Many NDEs are described as life-changing events, which people don’t forget easily. They’ve said things like “I had an out-of-body experience and came back a changed person.”

This is different than the LBL experience, which is often supervised under hypnotic regression. Not all regressions verifiably revisit past lives, but some have turned up certifiable facts otherwise unknown to the patient. Scientists tend to ignore LBLs as evidence for life after death because they suspect hypnotic suggestion, intentional or not.

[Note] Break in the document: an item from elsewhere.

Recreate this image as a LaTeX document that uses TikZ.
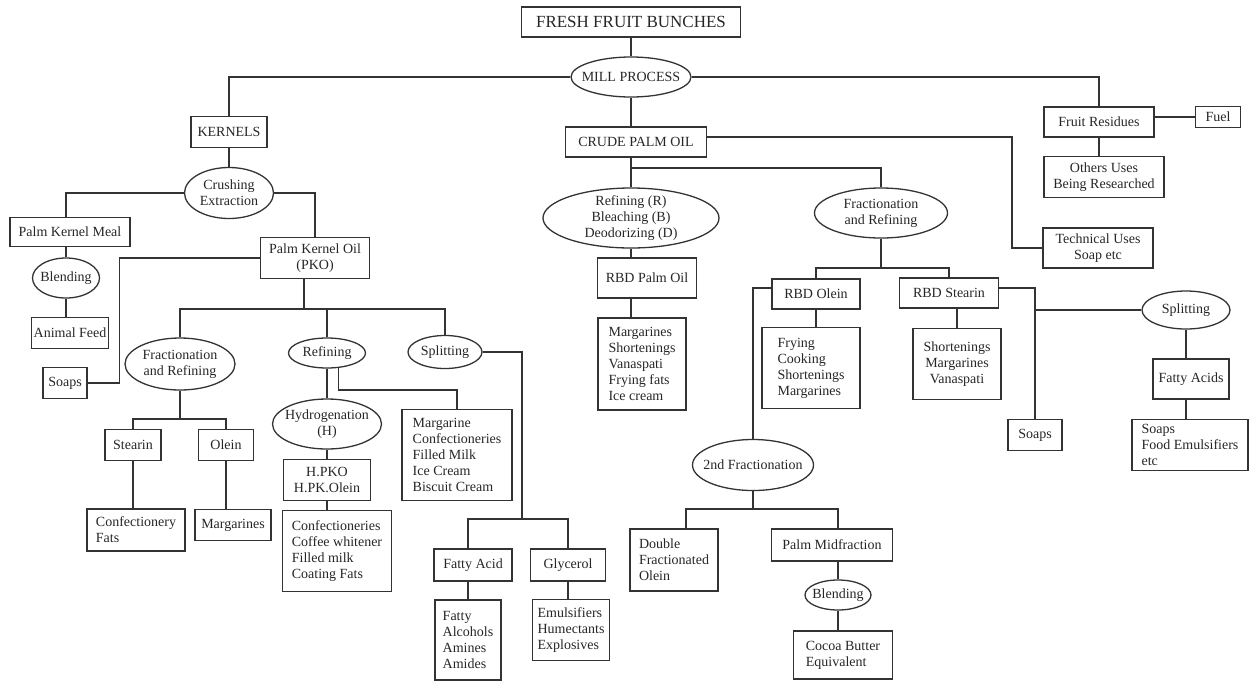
\documentclass[tikz,border=0pt]{standalone}
\usepackage{fontspec}
\setmainfont{Liberation Serif}
\usepackage{tikz}
\usetikzlibrary{arrows,shapes}
\tikzstyle{box}=[draw=black!80,rectangle,line width=1.3pt,inner sep=0pt,align=center,text=black!85]
\tikzstyle{list}=[box,align=left]
\tikzstyle{oval}=[draw=black!80,ellipse,line width=1.3pt,inner sep=-30pt,align=center,text=black!85]
\tikzstyle{edge} = [draw,line width=1.3pt,black!80,-]

\begin{document}
\begin{tikzpicture}[x=1pt,y=-1pt,font=\fontsize{14}{16}\selectfont]
    \useasboundingbox (0,0) rectangle (1250,681);
    % First we draw the top of the tree
    \node[box,minimum width=219pt,minimum height=30pt,font=\fontsize{17}{19}\selectfont] (ffb) at (631,22) {FRESH FRUIT BUNCHES};
    \node[oval,minimum width=120pt,minimum height=40pt] (mill) at (631,77) {MILL PROCESS};
    \node[box,minimum width=76pt,minimum height=31pt] (kernels) at (229,132) {KERNELS};
    \node[box,minimum width=141pt,minimum height=30pt] (cpo) at (636,142) {CRUDE PALM OIL};
    \node[box,minimum width=110pt,minimum height=30pt] (fruit) at (1099,122) {Fruit Residues};
    \node[box,minimum width=45pt,minimum height=21pt] (fuel) at (1218,117) {Fuel};
    \node[box,minimum width=120pt,minimum height=41pt] (others) at (1104,177) {Others Uses\\Being Researched};
    \node[box,minimum width=110pt,minimum height=40pt] (tech) at (1098,248) {Technical Uses\\Soap etc};
    % Kernel side
    \node[oval,minimum width=89pt,minimum height=51pt] (crush) at (229,193) {Crushing\\Extraction};
    \node[box,minimum width=120pt,minimum height=29pt] (pkm) at (70,232) {Palm Kernel Meal};
    \node[oval,minimum width=67pt,minimum height=40pt] (blendA) at (66,278) {Blending};
    \node[box,minimum width=77pt,minimum height=31pt] (feed) at (70,333) {Animal Feed};
    \node[box,minimum width=44pt,minimum height=31pt] (soapsA) at (65,383) {Soaps};
    \node[box,minimum width=109pt,minimum height=41pt] (pko) at (315,258) {Palm Kernel Oil\\(PKO)};
    \node[oval,minimum width=110pt,minimum height=52pt] (fracA) at (180,364) {Fractionation\\and Refining};
    \node[oval,minimum width=77pt,minimum height=30pt] (refA) at (327,353) {Refining};
    \node[oval,minimum width=74pt,minimum height=33pt] (splitA) at (445,352) {Splitting};
    \node[box,minimum width=56pt,minimum height=31pt] (stearinA) at (133,445) {Stearin};
    \node[box,minimum width=55pt,minimum height=31pt] (oleinA) at (226,445) {Olein};
    \node[list,minimum width=98pt,minimum height=42pt] (cfats) at (136,530) {Confectionery\\Fats};
    \node[box,minimum width=76pt,minimum height=31pt] (margA) at (233,525) {Margarines};
    \node[oval,minimum width=109pt,minimum height=50pt] (hydro) at (327,424) {Hydrogenation\\(H)};
    \node[box,minimum width=87pt,minimum height=41pt] (hpko) at (327,480) {H.PKO\\H.PK.Olein};
    \node[list,minimum width=109pt,minimum height=81pt] (conf) at (337,551) {Confectioneries\\Coffee whitener\\Filled milk\\Coating Fats};
    \node[list,minimum width=110pt,minimum height=91pt] (margB) at (457,455) {Margarine\\Confectioneries\\Filled Milk\\Ice Cream\\Biscuit Cream};
    \node[box,minimum width=78pt,minimum height=32pt] (facid) at (473,565) {Fatty Acid};
    \node[box,minimum width=75pt,minimum height=32pt] (glyc) at (568,565) {Glycerol};
    \node[list,minimum width=66pt,minimum height=80pt] (falc) at (468,640) {Fatty\\Alcohols\\Amines\\Amides};
    \node[list,minimum width=77pt,minimum height=61pt] (emul) at (571,630) {Emulsifiers\\Humectants\\Explosives};
    % Palm oil side
    \node[oval,minimum width=176pt,minimum height=60pt] (rbd) at (631,218) {Refining (R)\\Bleaching (B)\\Deodorizing (D)};
    \node[box,minimum width=99pt,minimum height=40pt] (rbdpo) at (647,278) {RBD Palm Oil};
    \node[list,minimum width=88pt,minimum height=92pt] (usesA) at (642,364) {Margarines\\Shortenings\\Vanaspati\\Frying fats\\Ice cream};
    \node[oval,minimum width=133pt,minimum height=50pt] (fracB) at (881,213) {Fractionation\\and Refining};
    \node[box,minimum width=88pt,minimum height=30pt] (oleinB) at (816,294) {RBD Olein};
    \node[list,minimum width=98pt,minimum height=81pt] (usesB) at (811,368) {Frying\\Cooking\\Shortenings\\Margarines};
    \node[box,minimum width=99pt,minimum height=30pt] (stearinB) at (949,293) {RBD Stearin};
    \node[box,minimum width=88pt,minimum height=71pt] (usesC) at (957,364) {Shortenings\\Margarines\\Vanaspati};
    \node[box,minimum width=54pt,minimum height=31pt] (soapsB) at (1035,435) {Soaps};
    \node[oval,minimum width=88pt,minimum height=38pt] (splitB) at (1186,310) {Splitting};
    \node[box,minimum width=76pt,minimum height=40pt] (acids) at (1191,379) {Fatty Acids};
    \node[list,minimum width=116pt,minimum height=51pt] (usesD) at (1190,445) {Soaps\\Food Emulsifiers\\etc};
    \node[oval,minimum width=121pt,minimum height=51pt] (fracC) at (753,465) {2nd Fractionation};
    \node[list,minimum width=88pt,minimum height=62pt] (dfo) at (674,560) {Double\\Fractionated\\Olein};
    \node[box,minimum width=121pt,minimum height=32pt] (pmf) at (832,545) {Palm Midfraction};
    \node[oval,minimum width=66pt,minimum height=30pt] (blendB) at (838,595) {Blending};
    \node[list,minimum width=99pt,minimum height=48pt] (cocoa) at (843,655) {Cocoa Butter\\Equivalent};
    % Junctions of the branch lines
    \coordinate (busA) at (304,309);
    \coordinate (busB) at (180,419);
    \coordinate (busC) at (522,519);
    \coordinate (busD) at (631,168);
    \coordinate (busE) at (881,268);
    \coordinate (busF) at (753,509);
    \coordinate (turnA) at (1012,248);
    % Straight links, drawn at the x of the third node
    \foreach \a/\b/\c in {ffb/mill/ffb, mill/cpo/mill, kernels/crush/crush, pkm/blendA/blendA, blendA/feed/blendA,
        refA/hydro/refA, hydro/hpko/hydro, hpko/conf/hpko, facid/falc/falc, glyc/emul/glyc,
        stearinA/cfats/stearinA, oleinA/margA/oleinA, rbd/rbdpo/rbd, rbdpo/usesA/rbd, oleinB/usesB/oleinB,
        stearinB/usesC/usesC, splitB/acids/splitB, acids/usesD/splitB, pmf/blendB/blendB, blendB/cocoa/blendB,
        fruit/others/fruit, cpo/rbd/rbd}
        \path[edge] (\a.south -| \c) -- (\b.north -| \c);
    % Branches
    \path[edge] (kernels.north) |- (mill.west);
    \path[edge] (mill.east) -| (fruit.north);
    \path[edge] (fuel.west) -- (fuel.west -| fruit.east);
    \path[edge] (crush.west) -| (blendA |- pkm.north);
    \path[edge] (crush.east) -| (pko.north);
    \path[edge] (soapsA.east) -- ++(32,0) |- (pko.west);
    \path[edge] (pko.south -| busA) -- (busA);
    \path[edge] (fracA.north) |- (busA) -| (splitA.north);
    \path[edge] (refA.north) -- (refA |- busA);
    \path[edge] (fracA.south) -- (busB);
    \path[edge] (stearinA.north) |- (busB) -| (oleinA.north);
    \path[edge] (refA.-53) -- ++(0,22) -| (margB.north);
    \path[edge] (splitA.east) -| (busC);
    \path[edge] (falc |- facid.north) |- (busC) -| (glyc.north);
    \path[edge] (busD) -| (fracB.north);
    \path[edge] ([yshift=5pt]cpo.east) -| (turnA) -- (tech.west);
    \path[edge] (fracB.south) -- (busE);
    \path[edge] (oleinB.north) |- (busE) -| (stearinB.north);
    \path[edge] ([yshift=6pt]oleinB.west) -| (fracC.north);
    \path[edge] ([yshift=5pt]stearinB.east) -| (soapsB.north);
    \path[edge] (splitB.west) -- (splitB.west -| soapsB);
    \path[edge] (fracC.south) -- (busF);
    \path[edge] ([xshift=12pt]dfo.north) |- (busF) -| ([xshift=6pt]pmf.north);
\end{tikzpicture}
\end{document}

But there are occasional similarities between NDEs and LBLs: Visual imagery, a sense of being out of the body, traveling through a tunnel or void toward a light at the end. LBL’s, unlike NDEs, may expose soul family members who played different roles during different incarnations. The tend to be more complex but less immediate.

An example…

Many people who’ve had an NDE report meeting deceased relatives during the experience, even if they didn’t know them when they were alive. This is how it’s described in Peter and Elizabeth Fenwick’s book The Art Of Dying:

“An elderly lady named Sarah frequently sees a gentleman in a top hat whom she does not know. She wonders about him but is not unduly concerned. One day while shopping, she suddenly has the overwhelming feeling that her time on earth is up and that it’s time to go home ‘to where I came from’.

“She then finds herself traveling along a road, approaching a house that has a porch with pillars. She walks up to the door and rings the bell. A stranger opens the door, she asks ‘Does so-and-so live here?’ The reply comes back – ‘I’m afraid not.’

“She is then aware of being in a garden containing many flowers and fine fruit trees, of it being summer, and that she is in a beautiful place. She asks the stranger ‘Is this heaven?’ The reply comes back – ‘I’m afraid it’s not quite like that, but this is where you’ll find your loved ones’.

“She reaches for her husband’s hand. Although they did not touch or speak to each other during the vision, she knows that it is her husband’s hand, but younger and with a firm grip.”

This lady also sees people who are not relatives – they are friends of hers from school days. She hears their voices congratulating her.

I would say this sounds similar to an LBL. There seems to be no doubt that both can be life-changing experiences, so is there any evidence either experience might be telling us something about life after death?

Many books and articles suggest reincarnation is a scientific fact.

But at present, the best evidence for reincarnation comes from children who remember details of their past lives.

One of the most famous case is that of Shanti Devi, born in Delhi in 1926. When she was only four years old, she claimed to recognize her previous family and drew pictures of her husband (whom she claimed to remember). The information given by the girl about her former life was found to be true, including details which could not possibly have been known or guessed, such as names, dates and places.

The fact that information was found to be true is puzzling. Less impressive but more telling, some children who have a past life memory lapse into their old accent and language when recalling something from their previous life.

Many people believe that all cases in which children talk about past lives involve false memories created by their naive young minds under the influence of adults’ suggestions. This is one possible explanation, but not the only one. Skeptics claim they have conducted their own studies on children who have talked about past lives, yet these are just as likely biased from asking leading questions.

The reality is that scientists repeatedly say there is no evidence of life after death, yet reincarnation studies, life between lives reports and near-death experiences suggest otherwise.